---- COLLECTED MATERIAL
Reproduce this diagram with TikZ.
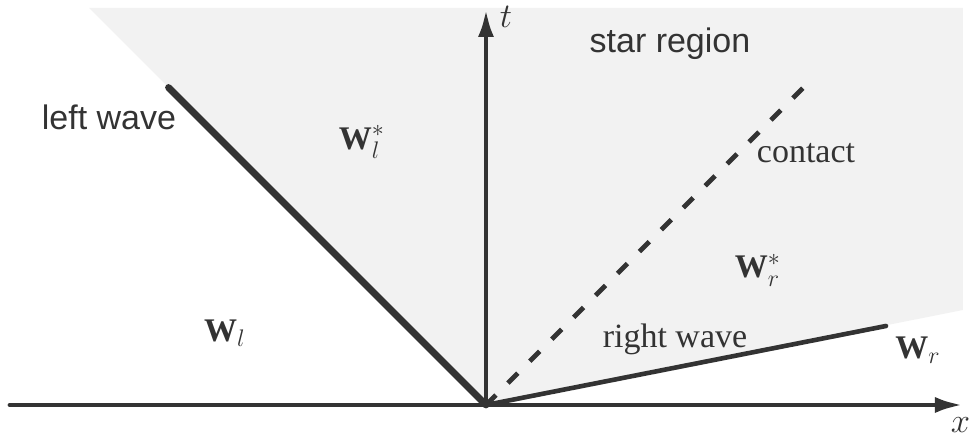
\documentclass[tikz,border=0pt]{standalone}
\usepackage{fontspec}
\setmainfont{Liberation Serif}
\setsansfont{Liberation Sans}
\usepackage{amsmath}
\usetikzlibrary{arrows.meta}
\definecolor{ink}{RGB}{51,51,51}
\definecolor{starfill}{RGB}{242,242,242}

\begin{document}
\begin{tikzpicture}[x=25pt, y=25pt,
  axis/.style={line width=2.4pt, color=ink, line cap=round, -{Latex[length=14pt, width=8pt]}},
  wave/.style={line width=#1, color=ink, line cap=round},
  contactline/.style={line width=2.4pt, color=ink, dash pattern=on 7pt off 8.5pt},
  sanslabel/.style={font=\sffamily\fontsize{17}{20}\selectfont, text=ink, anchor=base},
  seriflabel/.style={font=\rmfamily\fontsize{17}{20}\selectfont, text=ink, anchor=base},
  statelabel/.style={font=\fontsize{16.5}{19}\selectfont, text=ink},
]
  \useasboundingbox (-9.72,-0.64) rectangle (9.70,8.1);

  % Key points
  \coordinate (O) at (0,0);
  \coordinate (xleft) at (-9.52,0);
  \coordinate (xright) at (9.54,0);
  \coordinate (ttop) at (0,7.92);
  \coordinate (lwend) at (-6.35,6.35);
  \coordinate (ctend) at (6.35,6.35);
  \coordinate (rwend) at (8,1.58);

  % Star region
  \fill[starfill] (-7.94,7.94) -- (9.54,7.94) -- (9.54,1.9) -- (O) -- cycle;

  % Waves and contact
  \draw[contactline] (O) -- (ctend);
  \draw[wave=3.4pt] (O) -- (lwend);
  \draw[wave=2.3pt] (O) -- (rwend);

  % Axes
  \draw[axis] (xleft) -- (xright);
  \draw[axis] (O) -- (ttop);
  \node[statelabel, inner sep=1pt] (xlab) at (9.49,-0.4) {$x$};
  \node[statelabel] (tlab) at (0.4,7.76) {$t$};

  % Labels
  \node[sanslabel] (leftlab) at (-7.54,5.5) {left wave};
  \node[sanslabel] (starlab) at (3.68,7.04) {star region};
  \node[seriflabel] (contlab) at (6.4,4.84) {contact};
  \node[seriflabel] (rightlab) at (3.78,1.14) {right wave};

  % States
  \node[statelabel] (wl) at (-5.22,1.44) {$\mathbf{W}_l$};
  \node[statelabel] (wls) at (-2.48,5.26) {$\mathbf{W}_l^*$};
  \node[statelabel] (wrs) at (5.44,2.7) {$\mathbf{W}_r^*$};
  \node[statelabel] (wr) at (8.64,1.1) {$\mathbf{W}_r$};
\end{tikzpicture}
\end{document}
--------
- WHAT YOU SHOULD DO -
Would you set down the listing exactly, omitting pictures?

- SOLVED PROBLEM -
Reproduce this diagram with TikZ.
\documentclass[tikz,border=0pt]{standalone}
\usepackage{fontspec}
\setmainfont{Liberation Serif}
\setsansfont{Liberation Sans}
\usepackage{amsmath}
\usetikzlibrary{arrows.meta}
\definecolor{ink}{RGB}{51,51,51}
\definecolor{starfill}{RGB}{242,242,242}

\begin{document}
\begin{tikzpicture}[x=25pt, y=25pt,
  axis/.style={line width=2.4pt, color=ink, line cap=round, -{Latex[length=14pt, width=8pt]}},
  wave/.style={line width=#1, color=ink, line cap=round},
  contactline/.style={line width=2.4pt, color=ink, dash pattern=on 7pt off 8.5pt},
  sanslabel/.style={font=\sffamily\fontsize{17}{20}\selectfont, text=ink, anchor=base},
  seriflabel/.style={font=\rmfamily\fontsize{17}{20}\selectfont, text=ink, anchor=base},
  statelabel/.style={font=\fontsize{16.5}{19}\selectfont, text=ink},
]
  \useasboundingbox (-9.72,-0.64) rectangle (9.70,8.1);

  % Key points
  \coordinate (O) at (0,0);
  \coordinate (xleft) at (-9.52,0);
  \coordinate (xright) at (9.54,0);
  \coordinate (ttop) at (0,7.92);
  \coordinate (lwend) at (-6.35,6.35);
  \coordinate (ctend) at (6.35,6.35);
  \coordinate (rwend) at (8,1.58);

  % Star region
  \fill[starfill] (-7.94,7.94) -- (9.54,7.94) -- (9.54,1.9) -- (O) -- cycle;

  % Waves and contact
  \draw[contactline] (O) -- (ctend);
  \draw[wave=3.4pt] (O) -- (lwend);
  \draw[wave=2.3pt] (O) -- (rwend);

  % Axes
  \draw[axis] (xleft) -- (xright);
  \draw[axis] (O) -- (ttop);
  \node[statelabel, inner sep=1pt] (xlab) at (9.49,-0.4) {$x$};
  \node[statelabel] (tlab) at (0.4,7.76) {$t$};

  % Labels
  \node[sanslabel] (leftlab) at (-7.54,5.5) {left wave};
  \node[sanslabel] (starlab) at (3.68,7.04) {star region};
  \node[seriflabel] (contlab) at (6.4,4.84) {contact};
  \node[seriflabel] (rightlab) at (3.78,1.14) {right wave};

  % States
  \node[statelabel] (wl) at (-5.22,1.44) {$\mathbf{W}_l$};
  \node[statelabel] (wls) at (-2.48,5.26) {$\mathbf{W}_l^*$};
  \node[statelabel] (wrs) at (5.44,2.7) {$\mathbf{W}_r^*$};
  \node[statelabel] (wr) at (8.64,1.1) {$\mathbf{W}_r$};
\end{tikzpicture}
\end{document}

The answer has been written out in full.